Our final entry into Devonport will understandably be tinged with sadness, as we reflect on a truly remarkable operational period for HMS Ocean and the many significant achievements we have accomplished together on this great warship.

Captain Robert Pedre

In her 20 years of service, HMS Ocean has been involved in operations off Sierra Leone (2000), off Iraq (2003), off Libya (2011) and, most recently, humanitarian operations in the Caribbean.

The return to Plymouth was especially meaningful for six of the crew who were at the beginning of the ship’s career 20 years ago.

The most senior senior-rating on board, Executive Warrant Officer Carl Steedman, of Sussex, served on board HMS Ocean for three years at the beginning of his career including before the ship actually entered service in 1998 and then joined again 15 years later.

He said: “It’s fantastic to be serving on board and see the ship coming home for the last time more than 20 years after I joined her while she was in-build and to take her into service – I saw her hull from red undercoat to battleship grey.

"The highlight of my career was the lead-up to Op Ruman Caribbean hurricane relief – when the ship turned round from the NATO deployment to be re-tasked to humanitarian relief and we stored at Gibraltar.

"The whole ship pulled together in an amazing way, whether it was carrying planks of wood on board or operating heavy vehicles to prepare for emergency relief – all in 36 high-octane hours.

"I have always felt privileged to be part of HMS Ocean and I must admit I’m a bit sad now she won’t be in action again for the Royal Navy and the UK.’’

The ship has conducted the evacuation of British nationals and other entitled personnel from numerous areas of conflict around the world and delivered humanitarian assistance and disaster relief to thousands in need, to name, but a few of her operational highlights.

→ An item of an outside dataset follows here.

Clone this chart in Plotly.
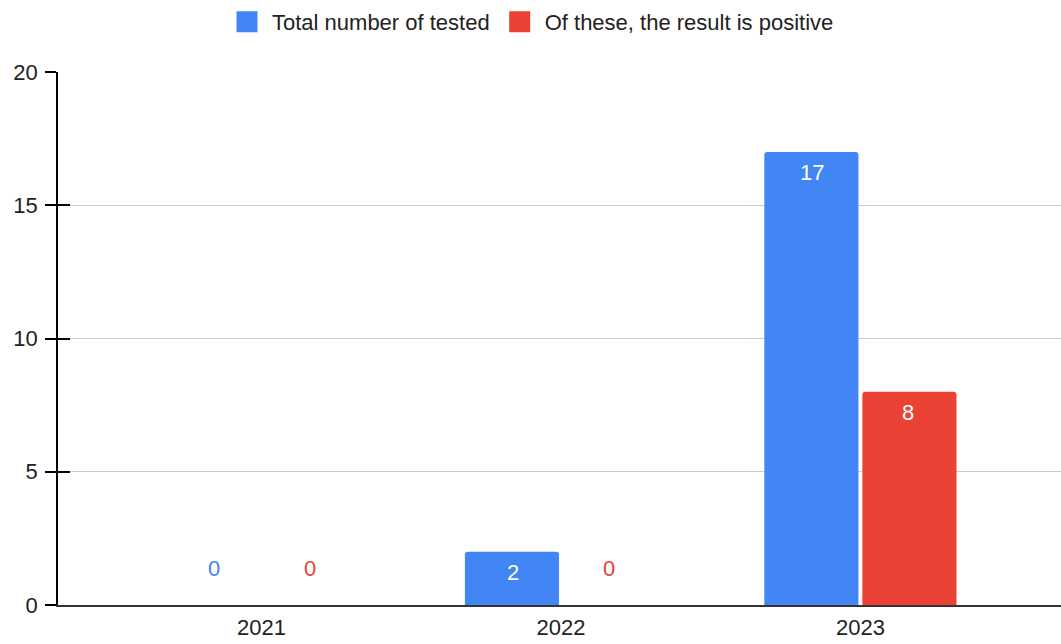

Commander Nick Wood, second-in-command of HMS Ocean, said: “This is a bitter-sweet moment, but we should not let emotion cloud our view of the future, this is an illustration of great progress with the Royal Navy.

"HMS Ocean might be known as the ‘Mighty O’, but new ships such as the Prince Of Wales are much larger and can carry out a similar role on a larger scale

"She is a unique and awesome ship.  We have looked after her for twenty years and she has looked after the country.  Plymouth has given us a warm welcome as ever, the people of Plymouth will miss her large presence on the horizon. I am a bit sad, but this is the right way to celebrate her career."

Engineering Technician Jessica King, 28, of Plymouth, said HMS Ocean was her first ship. “This is a fantastic homecoming.  My family are very proud of me and it’s great to see them and others on Plymouth Hoe welcoming us in for the last time.

"It’s disappointing it is the end of the ship’s career. I’ve made lots of new bonds on board - it’s like having another family, but in the Navy.

"It’s sad for us all to go our separate ways. But I’m hoping to go to another ship."

Last year HMS Ocean completed the last three months of a seven-month operational deployment to the Middle East as Flagship of the normally US-led Combined Task Force 50, and deployed as a NATO flagship in the summer.

On arriving in the Eastern Mediterranean, she rapidly responded in the wake of Hurricanes Irma and Maria, steaming 4,500 nautical miles across the Atlantic to deliver urgent humanitarian assistance and disaster relief to four Caribbean territories over a fortnight of operations.

She completed the year as the flagship to Commander Standing NATO Maritime Group 2 on operations in the Mediterranean.  She was also honoured to represent the United Kingdom at the Portuguese 700th Fleet Review in Lisbon before finally returning home before Christmas.

HMS Ocean has made a significant contribution to UK Defence over the years, both operationally and in the realm of Defence Engagement through tasks such as hosting the Prime Minister during the Gulf Cooperation Council meetings in Bahrain in 2016 or conducting high profile visits to Beirut, Turkey and Israel in 2017, supporting the UK’s national interests.

It is fitting that one of HMS Ocean’s final operations mirrored that of her first; the role of humanitarian assistance and disaster relief.  In early 1999 HMS Ocean was deployed at short notice to render assistance to Honduras and Nicaragua in the aftermath of Hurricane Mitch; some 18 years later she did the same across four separate island chains in the Caribbean as part of the largest UK overseas military operation at that time.

HMS Ocean was launched in 1995 and has a crew of 400 personnel, including 9 Assault Squadron Royal Marines, who operate the four Mk5 Landing Craft Vehicle and Personnel, providing the projection of fighting capability ashore.

Having served admirably with the Royal Navy since 1998, the long-planned decision to take HMS Ocean out of service in 2018, when she reaches the end of her planned service life, was made as part of the Strategic Defence and Security Review (SDSR) 2015. No final decisions on a disposal have been made, but the revenue she generates will be reinvested in defence.

The new Queen Elizabeth-class aircraft carriers will eventually take on the role as the nation’s new flagships.